Monte Carlo simulations, based on an empirical potential approach, have yielded detailed information about the structural and compositional short-range order as well as the energetics of disordered silicon-carbon alloys. It is found that the network of the amorphous phase deviates from an ideal tetrahedral geometry because a considerable number of carbon atoms are threefold coordinated, especially in the carbon-rich samples. Silicon, on the other hand, retains a coordination number of four. There is no phase separation. Comparing the present results with experimental observations, it is speculated that hydrogenation will promote tetrahedral carbon coordination. In the liquid phase the tendency of carbon towards low coordination dominates the structural characteristics. Silicon coordination in stoichiometric samples is much less than in pure l-Si, indicating persistence of tetrahedral order and covalent bonding.

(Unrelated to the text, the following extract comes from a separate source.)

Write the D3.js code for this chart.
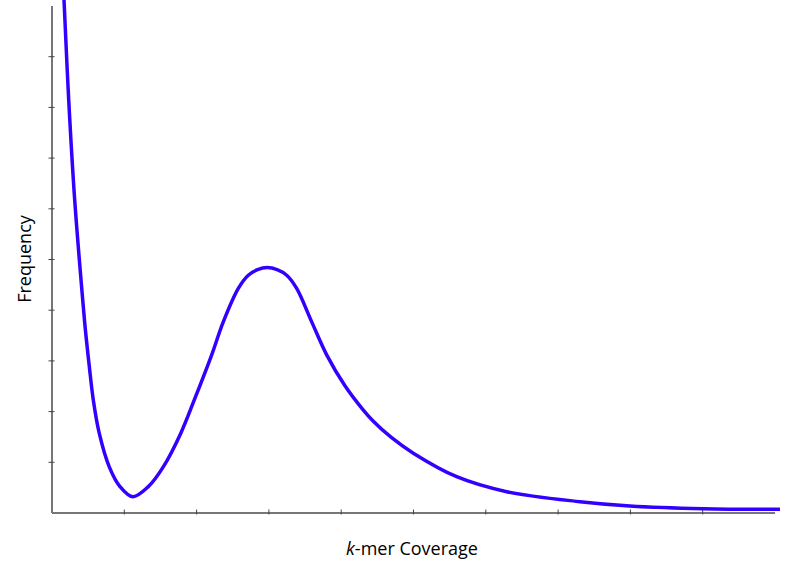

Even at high pressures (∼1 Mbar) carbon coordination remains lower than four, while at this pressure pure l-C is less dense than diamond. Regarding chemical ordering, the two disordered phases show a characteristic difference. The amorphous samples exhibit a significant degree of ordering (but with homopolar bonds always present), while the liquid has a random distribution of Si and C atoms. This gradual weakening of the Si-C bond is nicely explained by analyzing the total energy of the system into bond energies. The bulk modulus of the amorphous phase is found to be larger than that of c-SiC.